Return the lines below exactly, from the first line to the line that contains "0, 0, 0, 0, 0, 0, 0, 0, 1];". Leave out pictures.

Material provided
_ _ _ _ _
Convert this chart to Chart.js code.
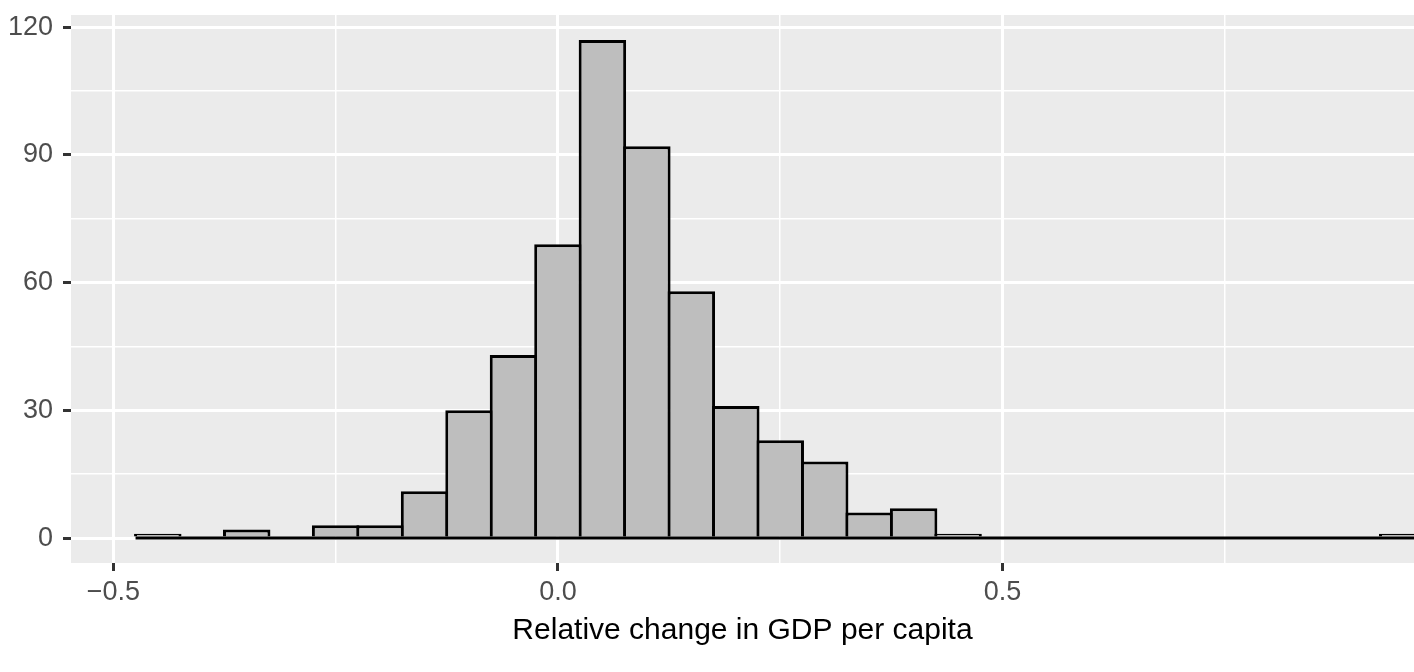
<!DOCTYPE html>
<html>
<head>
<meta charset="utf-8">
<title>Relative change in GDP per capita</title>
<script src="https://cdn.jsdelivr.net/npm/chart.js@4.4.1/dist/chart.umd.min.js"></script>
<style>
    html, body { margin: 0; padding: 0; background: #ffffff; overflow: hidden; }
    .chart-box { position: relative; width: 1414px; height: 672px; }
</style>
</head>
<body>
<div class="chart-box"><canvas id="hist-chart"></canvas></div>
<script>
// Bins (width 0.05) and counts
const binWidth = 0.05;
const binCenters = [-0.45, -0.40, -0.35, -0.30, -0.25, -0.20, -0.15, -0.10, -0.05, 0.00,
    0.05, 0.10, 0.15, 0.20, 0.25, 0.30, 0.35, 0.40, 0.45, 0.50,
    0.55, 0.60, 0.65, 0.70, 0.75, 0.80, 0.85, 0.90, 0.95];
const counts = [1, 0, 2, 0, 3, 3, 11, 30, 43, 69,
    117, 92, 58, 31, 23, 18, 6, 7, 1, 0,
    0, 0, 0, 0, 0, 0, 0, 0, 1];

// Axis ticks (major get labels, minor only grid lines)
const xTicks = [-0.5, -0.25, 0, 0.25, 0.5, 0.75];
const xMajor = [-0.5, 0, 0.5];
const yTicks = [0, 15, 30, 45, 60, 75, 90, 105, 120];
const yMajor = [0, 30, 60, 90, 120];

// Visible range (panel is cut at the right edge of the picture)
const xRange = [-0.5476, 0.9627];
const yRange = [-5.85, 122.85];

document.addEventListener('DOMContentLoaded', function () {
    const isMajor = (list, v) => list.some(m => Math.abs(m - v) < 1e-9);
    const fmtX = v => (v < 0 ? '\u2212' : '') + Math.abs(v).toFixed(1);

    const bars = binCenters.map((c, i) => ({ x: c, y: counts[i] }));
    // outline along zero, also under the empty bins
    const baseline = [
        { x: binCenters[0] - binWidth / 2, y: 0 },
        { x: binCenters[binCenters.length - 1] + binWidth / 2, y: 0 }
    ];

    // grey panel background
    const panelBg = {
        id: 'panelBg',
        beforeDraw(chart) {
            const { ctx, chartArea: a } = chart;
            ctx.save();
            ctx.fillStyle = '#EBEBEB';
            ctx.fillRect(a.left, a.top, a.right - a.left, a.bottom - a.top);
            ctx.restore();
        }
    };

    Chart.defaults.font.family = "'Liberation Sans', Arial, sans-serif";

    const ctx = document.getElementById('hist-chart').getContext('2d');
    new Chart(ctx, {
        type: 'bar',
        data: {
            datasets: [{
                type: 'line',
                data: baseline,
                borderColor: '#000000',
                borderWidth: 3,
                pointRadius: 0,
                order: 0
            }, {
                data: bars,
                backgroundColor: '#BEBEBE',
                borderColor: '#000000',
                borderWidth: 3,
                borderSkipped: 'start',
                categoryPercentage: 1,
                barPercentage: 1.0675,
                order: 1
            }]
        },
        options: {
            responsive: true,
            maintainAspectRatio: false,
            animation: false,
            layout: { padding: { top: 15, right: 0, bottom: 0, left: 0 } },
            plugins: {
                legend: { display: false },
                tooltip: { enabled: false }
            },
            scales: {
                x: {
                    type: 'linear',
                    min: xRange[0],
                    max: xRange[1],
                    offset: false,
                    border: { display: false },
                    grid: {
                        offset: false,
                        color: '#FFFFFF',
                        lineWidth: c => isMajor(xMajor, c.tick.value) ? 3 : 1.5,
                        tickLength: 8,
                        tickWidth: 3,
                        tickColor: c => isMajor(xMajor, c.tick.value) ? '#333333' : 'rgba(0,0,0,0)'
                    },
                    afterBuildTicks: axis => { axis.ticks = xTicks.map(v => ({ value: v })); },
                    afterFit: axis => {
                        axis.height = 109;
                        axis.paddingLeft = 0;
                        axis.paddingRight = 0;
                    },
                    ticks: {
                        autoSkip: false,
                        maxRotation: 0,
                        padding: 5,
                        color: '#4D4D4D',
                        font: { size: 27 },
                        callback: v => isMajor(xMajor, v) ? fmtX(v) : ''
                    },
                    title: {
                        display: true,
                        text: 'Relative change in GDP per capita',
                        color: '#000000',
                        font: { size: 30 },
                        padding: { top: 0, bottom: 23 }
                    }
                },
                y: {
                    min: yRange[0],
                    max: yRange[1],
                    border: { display: false },
                    grid: {
                        color: '#FFFFFF',
                        lineWidth: c => isMajor(yMajor, c.tick.value) ? 3 : 1.5,
                        tickLength: 8,
                        tickWidth: 3,
                        tickColor: c => isMajor(yMajor, c.tick.value) ? '#333333' : 'rgba(0,0,0,0)'
                    },
                    afterBuildTicks: axis => { axis.ticks = yTicks.map(v => ({ value: v })); },
                    afterFit: axis => {
                        axis.width = 71;
                        axis.paddingTop = 0;
                        axis.paddingBottom = 0;
                    },
                    ticks: {
                        autoSkip: false,
                        padding: 10,
                        color: '#4D4D4D',
                        font: { size: 27 },
                        callback: v => isMajor(yMajor, v) ? String(v) : ''
                    }
                }
            }
        },
        plugins: [panelBg]
    });
});
</script>
</body>
</html>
_ _ _ _ _
Answer to this problem
Convert this chart to Chart.js code.
<!DOCTYPE html>
<html>
<head>
<meta charset="utf-8">
<title>Relative change in GDP per capita</title>
<script src="https://cdn.jsdelivr.net/npm/chart.js@4.4.1/dist/chart.umd.min.js"></script>
<style>
    html, body { margin: 0; padding: 0; background: #ffffff; overflow: hidden; }
    .chart-box { position: relative; width: 1414px; height: 672px; }
</style>
</head>
<body>
<div class="chart-box"><canvas id="hist-chart"></canvas></div>
<script>
// Bins (width 0.05) and counts
const binWidth = 0.05;
const binCenters = [-0.45, -0.40, -0.35, -0.30, -0.25, -0.20, -0.15, -0.10, -0.05, 0.00,
    0.05, 0.10, 0.15, 0.20, 0.25, 0.30, 0.35, 0.40, 0.45, 0.50,
    0.55, 0.60, 0.65, 0.70, 0.75, 0.80, 0.85, 0.90, 0.95];
const counts = [1, 0, 2, 0, 3, 3, 11, 30, 43, 69,
    117, 92, 58, 31, 23, 18, 6, 7, 1, 0,
    0, 0, 0, 0, 0, 0, 0, 0, 1];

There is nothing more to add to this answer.